Pilot projects tie contractor payments to target outcomes rather than completed work.
Since the world’s first pay for success project launched in the United Kingdom three years ago, the idea of governments “paying for success” using innovative public-private partnerships has sparked the development of pilot projects around the world. New York City launched the first project in the United States in 2011, Massachusetts will launch the country’s first state-level project (and the world’s largest to date) later this year, and President Obama recently proposed more than $500 million to support pay for success, or PFS, projects in the 2014 federal budget.
What are pay for success contracts, social innovation financing and social impact bonds, and why should government leaders care about this rapidly growing field?
An evolution in the pay for performance movement, “pay for success” is the general term for performance-based contracting between governments and social service providers, in which government only pays providers if target outcomes are achieved -- reduced recidivism or improved health outcomes, for example -- as opposed to providing cost reimbursements. Where traditional performance-based contracts merely delay cost reimbursements until governments are able to certify a service has been provided, PFS contracts delay government payment until success has been determined. In other words, PFS contracts allow government to invest in what is currently working to address our nation’s most pressing issues, instead of spending trillions of dollars on what may have once worked, or what we hope will work.
Service providers need to be able to fund PFS project implementation, however, and the timing gap between starting a project, proving project outcomes and receiving government success payments can be significant -- up to five or six years. Few providers have the cash to operate independently for this long. Social innovation financing, or SIF, arrangements allow organizations to access upfront working capital to provide their services. While such arrangements can take various forms, the most common SIF model is the social impact bond, or SIB, an arrangement which allows private investors, from foundations to commercial banks, to fund pay for success projects through various means, including grants, program related investments and low-interest commercial investments. Depending on the details of a specific arrangement, government success payments can eventually repay these investors or replenish working capital to support the project’s sustainability.

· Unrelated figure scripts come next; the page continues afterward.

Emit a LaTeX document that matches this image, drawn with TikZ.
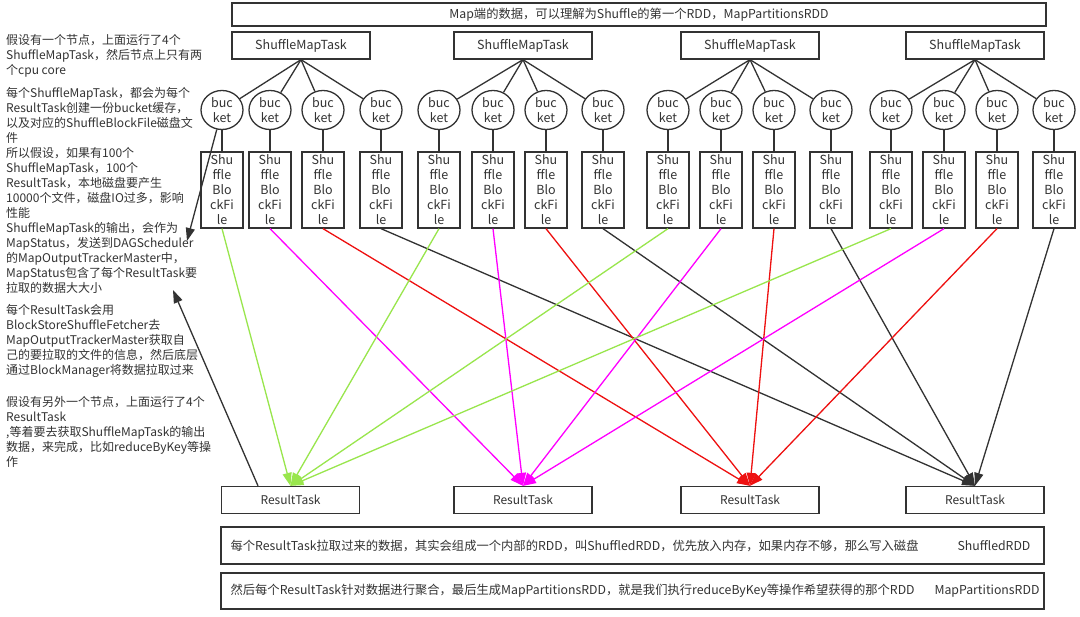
\documentclass[tikz,border=0pt]{standalone}
\usepackage{fontspec}
\setmainfont{Noto Sans CJK SC}
\usetikzlibrary{shapes.geometric,arrows.meta}
\definecolor{ink}{HTML}{333333}
\definecolor{c0}{HTML}{99E64D}
\definecolor{c1}{HTML}{FF00FF}
\definecolor{c2}{HTML}{EE1111}
\definecolor{c3}{HTML}{333333}
\begin{document}
\begin{tikzpicture}[x=1pt,y=-1pt,
  every node/.style={text=ink},
  frame/.style={draw=ink,line width=1.3pt,inner sep=0pt},
  taskbox/.style={frame,minimum width=138pt,minimum height=27pt,font=\fontsize{12.5}{14}\selectfont},
  bucket/.style={frame,ellipse,minimum width=42pt,minimum height=39pt,align=center,font=\fontsize{12.5}{15}\selectfont},
  filebox/.style={frame,minimum width=42pt,minimum height=76pt,align=center,font=\fontsize{12.5}{15}\selectfont},
  note/.style={anchor=base west,align=left,inner sep=0pt,font=\fontsize{12}{15}\selectfont},
  boxtext/.style={inner sep=0pt,font=\fontsize{12.3}{14}\selectfont},
  tree/.style={draw=ink,line width=1.3pt},
  flow/.style={line width=1.3pt,-{Triangle[length=13pt,width=9pt]}},
]
\fill[white] (0,0) rectangle (1080,617);
\useasboundingbox (0,0) rectangle (1080,617);

% header
\node[frame,minimum width=814pt,minimum height=23pt,font=\fontsize{12.3}{14}\selectfont] (hdr) at (639,14.5)
  {Map端的数据，可以理解为Shuffle的第一个RDD，MapPartitionsRDD};

% ShuffleMapTasks
\foreach \x [count=\s from 0] in {301,523,750,975}
  \node[taskbox] (smt\s) at (\x,45.5) {ShuffleMapTask};

% buckets and files
\foreach \x [count=\i from 0] in {222,270,323,381,439,493,546,603,668,721,774,831,891,944,997,1054}{
  \pgfmathtruncatemacro\s{int(\i/4)}
  \node[bucket] (b\i) at (\x,110) {buc\\ket};
  \node[filebox] (f\i) at (\x,190) {Shu\\ffle\\Blo\\ckFi\\le};
  \draw[tree] (smt\s.south) -- (b\i);
  \draw[tree] (b\i.south) -- (f\i.north);
}

% ResultTasks
\foreach \x [count=\r from 0] in {290.5,523,750,975}
  \node[taskbox,font=\fontsize{12}{14}\selectfont] (rt\r) at (\x,500) {ResultTask};

% flows
\foreach \i in {0,...,15}{
  \pgfmathtruncatemacro\r{mod(\i,4)}
  \draw[flow,draw=c\r,fill=c\r] (f\i.south) -- (rt\r.north);
}

% left notes (anchored at the baseline of their last line)
\node[note] (n1) at (6,74.5) {假设有一个节点，上面运行了4个\\ShuffleMapTask，然后节点上只有两\\个cpu core};
\node[note] (n2) at (6,292.5) {每个ShuffleMapTask，都会为每个\\ResultTask创建一份bucket缓存，\\以及对应的ShuffleBlockFile磁盘文\\件\\所以假设，如果有100个\\ShuffleMapTask，100个\\ResultTask，本地磁盘要产生\\10000个文件，磁盘IO过多，影响\\性能\\ShuffleMapTask的输出，会作为\\MapStatus，发送到DAGScheduler\\的MapOutputTrackerMaster中，\\MapStatus包含了每个ResultTask要\\拉取的数据大大小};
\node[note] (n3) at (6,374.5) {每个ResultTask会用\\BlockStoreShuffleFetcher去\\MapOutputTrackerMaster获取自\\己的要拉取的文件的信息，然后底层\\通过BlockManager将数据拉取过来};
\node[note] (n4) at (6,466.5) {假设有另外一个节点，上面运行了4个\\ResultTask\\,等着要去获取ShuffleMapTask的输出\\数据，来完成，比如reduceByKey等操\\作};

% left black arrows
\coordinate (la) at (187,241);
\coordinate (lb) at (173,290);
\draw[flow,draw=ink,fill=ink] (b0) -- (la);
\draw[flow,draw=ink,fill=ink] ([xshift=-32.5pt]rt0.north) -- (lb);

% bottom boxes
\node[frame,minimum width=823pt,minimum height=37pt] (sb1) at (632.5,545.5) {};
\node[frame,minimum width=823pt,minimum height=36pt] (sb2) at (632.5,591) {};
\node[boxtext,anchor=west] (t1) at ([xshift=10pt]sb1.west) {每个ResultTask拉取过来的数据，其实会组成一个内部的RDD，叫ShuffledRDD，优先放入内存，如果内存不够，那么写入磁盘};
\node[boxtext,anchor=east] (t1r) at ([xshift=-14pt]sb1.east) {ShuffledRDD};
\node[boxtext,anchor=west] (t2) at ([xshift=10pt]sb2.west) {然后每个ResultTask针对数据进行聚合，最后生成MapPartitionsRDD，就是我们执行reduceByKey等操作希望获得的那个RDD};
\node[boxtext,anchor=east] (t2r) at ([xshift=-5pt]sb2.east) {MapPartitionsRDD};
\end{tikzpicture}
\end{document}
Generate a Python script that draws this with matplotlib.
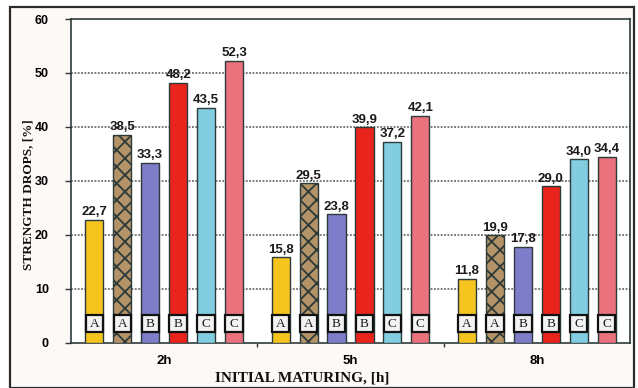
import matplotlib
matplotlib.use("Agg")
import matplotlib.pyplot as plt
import numpy as np
from matplotlib.patches import Rectangle

# Strength drops [%] after initial maturing, per cement series
categories = ["2h", "5h", "8h"]
series_letters = ["A", "A", "B", "B", "C", "C"]
values = [
    [22.7, 15.8, 11.8],
    [38.5, 29.5, 19.9],
    [33.3, 23.8, 17.8],
    [48.2, 39.9, 29.0],
    [43.5, 37.2, 34.0],
    [52.3, 42.1, 34.4],
]
y_ticks = [0, 10, 20, 30, 40, 50, 60]

colors = ["#F6C41F", "#B39367", "#7F7DC9", "#E8241D", "#83CDE1", "#E9727D"]
hatches = [None, "xx", None, None, None, None]

W, H = 638, 388
fig = plt.figure(figsize=(W / 100, H / 100), dpi=100)
fig.patch.set_facecolor("white")

# outer chart frame
frame = Rectangle((10 / W, 0.0), (634 - 10) / W, (H - 7) / H,
                  transform=fig.transFigure, facecolor="#fdf9f7",
                  edgecolor="#2b2b2b", linewidth=1.6, zorder=-5)
fig.patches.append(frame)

ax = fig.add_axes([71 / W, (H - 342.5) / H, (630 - 71) / W, (342.5 - 19) / H])
ax.set_zorder(2)
ax.set_facecolor("white")

plt.rcParams["hatch.color"] = "#5e4020"
plt.rcParams["hatch.linewidth"] = 1.3

slot = 0.15
bar_w = 0.097
x = np.arange(len(categories)) + 0.5
for i, (vals, c, h) in enumerate(zip(values, colors, hatches)):
    pos = x + (i - 2.5) * slot
    ax.bar(pos, vals, width=bar_w, color=c, edgecolor="#2c3a3a",
           linewidth=1.0, hatch=h, zorder=3)
    # series letter tags near the base of each bar
    ax.bar(pos, 3.1, bottom=2.0, width=bar_w * 0.96, color="#f3f3f3",
           edgecolor="#111111", linewidth=1.6, zorder=4)
    for p, v in zip(pos, vals):
        ax.text(p, v + 0.3, f"{v:.1f}".replace(".", ","), ha="center",
                va="bottom", fontsize=9.5, fontweight="bold",
                family="Liberation Sans", color="#1a1a1a", zorder=5)
        ax.text(p, 3.5, series_letters[i], ha="center", va="center",
                fontsize=9.5, family="Liberation Serif", color="#1a1a1a",
                zorder=6)

ax.set_xlim(0, 3)
ax.set_ylim(0, 60)
ax.set_yticks(y_ticks)
ax.set_yticklabels([str(t) for t in y_ticks], fontsize=9,
                   fontweight="bold", family="Liberation Sans")
ax.set_xticks(x)
ax.set_xticklabels(categories, fontsize=9.5, fontweight="bold",
                   family="Liberation Sans")
ax.set_xticks([1, 2], minor=True)
ax.tick_params(axis="x", which="major", length=0, pad=9)
ax.tick_params(axis="x", which="minor", length=3, width=1, color="#333")
ax.tick_params(axis="y", length=4, width=1, color="#333", pad=12)

for t in y_ticks[1:-1]:
    ax.axhline(t, color="#555555", linewidth=1.1, linestyle=(0, (1.2, 1.0)),
               zorder=1)
for s in ax.spines.values():
    s.set_color("#2e3b3b")
    s.set_linewidth(1.2)

fig.text(28 / W, 1 - 195 / H, "STRENGTH DROPS, [%]", rotation=90,
         ha="center", va="center", fontsize=9.5, fontweight="bold",
         family="Liberation Serif", color="#111")
fig.text(302 / W, 1 - 378 / H, "INITIAL MATURING, [h]", ha="center",
         va="center", fontsize=11, fontweight="bold",
         family="Liberation Serif", color="#111")

fig.savefig("out.png", dpi=100)
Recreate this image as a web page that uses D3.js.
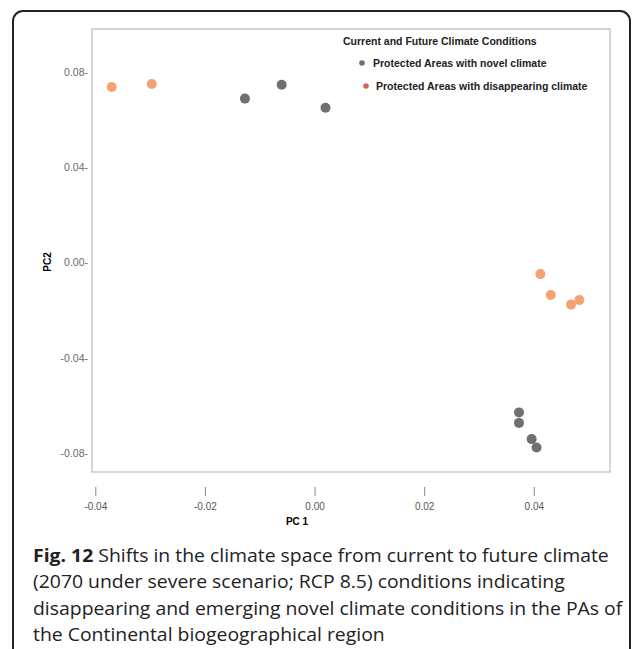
<!DOCTYPE html>
<html>
<head>
<meta charset="utf-8">
<script src="https://cdn.jsdelivr.net/npm/d3@7"></script>
<style>
  body { margin: 0; background: #fff; }
  svg { display: block; }
</style>
</head>
<body>
<div id="chart"></div>
<script>
// PCA scores: [PC1, PC2]
var novelPoints = [
	[-0.0127, 0.0687],
	[-0.0060, 0.0745],
	[0.0020, 0.0649],
	[0.0373, -0.0629],
	[0.0373, -0.0673],
	[0.0396, -0.0741],
	[0.0405, -0.0776]
];
var disappearingPoints = [
	[-0.0370, 0.0736],
	[-0.0297, 0.0748],
	[0.0412, -0.0049],
	[0.0431, -0.0137],
	[0.0468, -0.0177],
	[0.0483, -0.0158]
];
var xTicks = [-0.04, -0.02, 0.00, 0.02, 0.04];
var yTicks = [0.08, 0.04, 0.00, -0.04, -0.08];
var legendTitle = "Current and Future Climate Conditions";
var legendLabels = ["Protected Areas with novel climate", "Protected Areas with disappearing climate"];
var captionLines = [
	"Shifts in the climate space from current to future climate",
	"(2070 under severe scenario; RCP 8.5) conditions indicating",
	"disappearing and emerging novel climate conditions in the PAs of",
	"the Continental biogeographical region"
];

var width = 637, height = 649;
var frame = {left: 92, right: 610, top: 29, bottom: 472};

var svg = d3.select("#chart").append("svg")
	.attr("width", width)
	.attr("height", height);

// outer rounded box of the figure panel
svg.append("rect")
	.attr("x", 13).attr("y", 11)
	.attr("width", 617).attr("height", 660)
	.attr("rx", 10)
	.attr("fill", "none")
	.attr("stroke", "#222")
	.attr("stroke-width", 2);

//scales were fitted so that the tick labels fall roughly where the original put them
var x = d3.scaleLinear().domain([-0.0406, 0.0539]).range([frame.left, frame.right]);
var y = d3.scaleLinear().domain([0.0979, -0.0879]).range([frame.top, frame.bottom]);

svg.append("rect")
	.attr("x", frame.left).attr("y", frame.top)
	.attr("width", frame.right - frame.left)
	.attr("height", frame.bottom - frame.top)
	.attr("fill", "none")
	.attr("stroke", "#c8c8c8")
	.attr("stroke-width", 1.5);

var tickFont = "'Liberation Sans', Arial, sans-serif";
var fmt = function(d){ return d3.format(".2f")(d).replace("\u2212", "-"); };

// y axis: labels only, with the little dash after the number
var yAxis = svg.append("g")
	.attr("transform", "translate(" + (frame.left - 4) + ",0)")
	.call(d3.axisLeft(y).tickValues(yTicks).tickSize(0).tickPadding(0)
		.tickFormat(function(d){ return fmt(d) + "-"; }));
yAxis.select(".domain").remove();
yAxis.selectAll("text")
	.attr("fill", "#6a6a6a")
	.style("font-family", tickFont)
	.style("font-size", "10.5px");

// x axis: detached short tick marks under the frame
var xAxis = svg.append("g")
	.attr("transform", "translate(0," + (frame.bottom + 15) + ")")
	.call(d3.axisBottom(x).tickValues(xTicks).tickSize(9).tickPadding(7)
		.tickFormat(fmt));
xAxis.select(".domain").remove();
xAxis.selectAll("line").attr("stroke", "#888");
xAxis.selectAll("text")
	.attr("fill", "#555")
	.style("font-family", tickFont)
	.style("font-size", "10px");

svg.append("text")
	.attr("x", 297).attr("y", 525)
	.attr("text-anchor", "middle")
	.style("font-family", "'Liberation Sans', Arial, sans-serif")
	.style("font-weight", "bold")
	.style("font-size", "10px")
	.text("PC 1");

svg.append("text")
	.attr("transform", "translate(51,262) rotate(-90)")
	.attr("text-anchor", "middle")
	.style("font-family", "'Liberation Sans', Arial, sans-serif")
	.style("font-weight", "bold")
	.style("font-size", "10px")
	.text("PC2");

var colors = {novel: "#707070", disappearing: "#f3a272", legendRed: "#d2625c"};

svg.append("g").selectAll("circle")
	.data(novelPoints)
	.enter().append("circle")
	.attr("cx", function(d){ return x(d[0]); })
	.attr("cy", function(d){ return y(d[1]); })
	.attr("r", 5)
	.attr("fill", colors.novel);

svg.append("g").selectAll("circle")
	.data(disappearingPoints)
	.enter().append("circle")
	.attr("cx", function(d){ return x(d[0]); })
	.attr("cy", function(d){ return y(d[1]); })
	.attr("r", 5)
	.attr("fill", colors.disappearing);

// legend in the top right corner
var legend = svg.append("g")
	.style("font-family", "'Liberation Sans', Arial, sans-serif")
	.style("font-weight", "bold")
	.style("font-size", "10.5px")
	.attr("fill", "#222");

legend.append("text")
	.attr("x", 343).attr("y", 45)
	.text(legendTitle);

var legendRows = [
	{label: legendLabels[0], color: colors.novel, cx: 362, tx: 373, cy: 63},
	{label: legendLabels[1], color: colors.legendRed, cx: 366, tx: 376, cy: 86}
];
legendRows.forEach(function(row){
	legend.append("circle")
		.attr("cx", row.cx).attr("cy", row.cy)
		.attr("r", 2.8)
		.attr("fill", row.color);
	legend.append("text")
		.attr("x", row.tx).attr("y", row.cy + 4)
		.text(row.label);
});

// figure caption; the original face is condensed, so squeeze the whole block
// horizontally until the longest line ends where it does in the original
var caption = svg.append("g")
	.style("font-family", "'Open Sans', 'Noto Sans', sans-serif")
	.style("font-size", "18.5px")
	.attr("fill", "#222");

var captionTexts = [];
captionLines.forEach(function(line, i){
	var t = caption.append("text")
		.attr("x", 0)
		.attr("y", 562 + i * 26.5);
	if(i === 0){
		t.append("tspan").style("font-weight", "bold").text("Fig. 12");
		t.append("tspan").text(" " + line);
	} else {
		t.text(line);
	}
	captionTexts.push(t);
});
var longest = captionTexts[2].node().getComputedTextLength();
var squeeze = 590 / longest;
caption.attr("transform", "translate(33,0) scale(" + squeeze + ",1)");
</script>
</body>
</html>
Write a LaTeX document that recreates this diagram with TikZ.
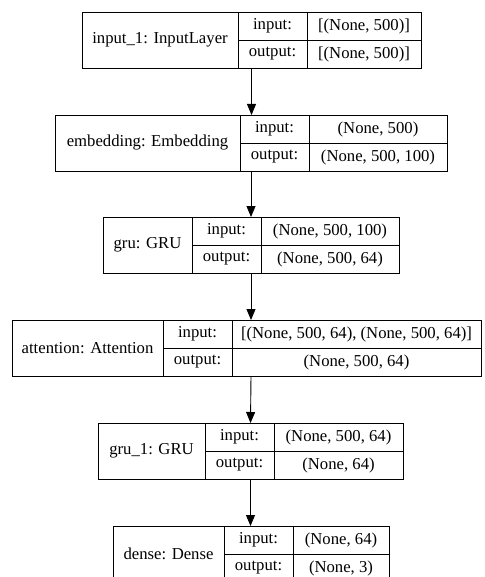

The idea of paying for success is not entirely new to the public sector -- highways, power plants, low-income housing and other infrastructure projects are generally built using outcome-driven contracts. But determining success in the social sector requires more than just counting outputs, it entails rigorous evaluation of providers’ real-time outcomes. This generally requires randomized control trials, complicated endeavors historically considered too expensive to integrate into general government contracts. In today’s age of big data, however, researchers are efficiently and inexpensively using existing administrative databases to produce low-cost, high-quality, rigorous and real-time social intervention outcome evaluations. Including reputable independent evaluators in a PFS project is essential to determining a project’s success.
Given the rigorous standards and multiple partners required for PFS projects, deals must be developed thoughtfully and collaboratively. This model is not appropriate for every social challenge, and no two projects are exactly the same. Early PFS pilots are small compared to most government social spending streams, currently ranging from approximately $5 million to $40 million, and are focused on specific outcomes for well-defined, measurable target populations. PFS projects require service providers with a track record of measuring outcomes, the capacity to scale resources and providers with cost-effective programming. They also involve a strong cost-benefit analysis, including the ability to achieve priority outcomes and cashable savings for government.
Despite these considerations, governments should not allow the complexity of PFS partnerships to prevent them from pursuing innovative projects. Indeed, the reason so many state and local governments, from New York City and Massachusetts to Chicago and South Carolina, have decided to pursue PFS pilots is because of the need to invest in high-impact, outcome-driven social interventions while maintaining fiscal responsibility. Governments cannot afford to keep spending money on programs that don’t work, and PFS provides the opportunity to invest in meaningful results using a fiscally balanced approach.
John Grossman is a partner and general counsel at Third Sector Capital Partners, a nonprofit advisory firm focused on developing and financing pay for success contracts between government and the social sector.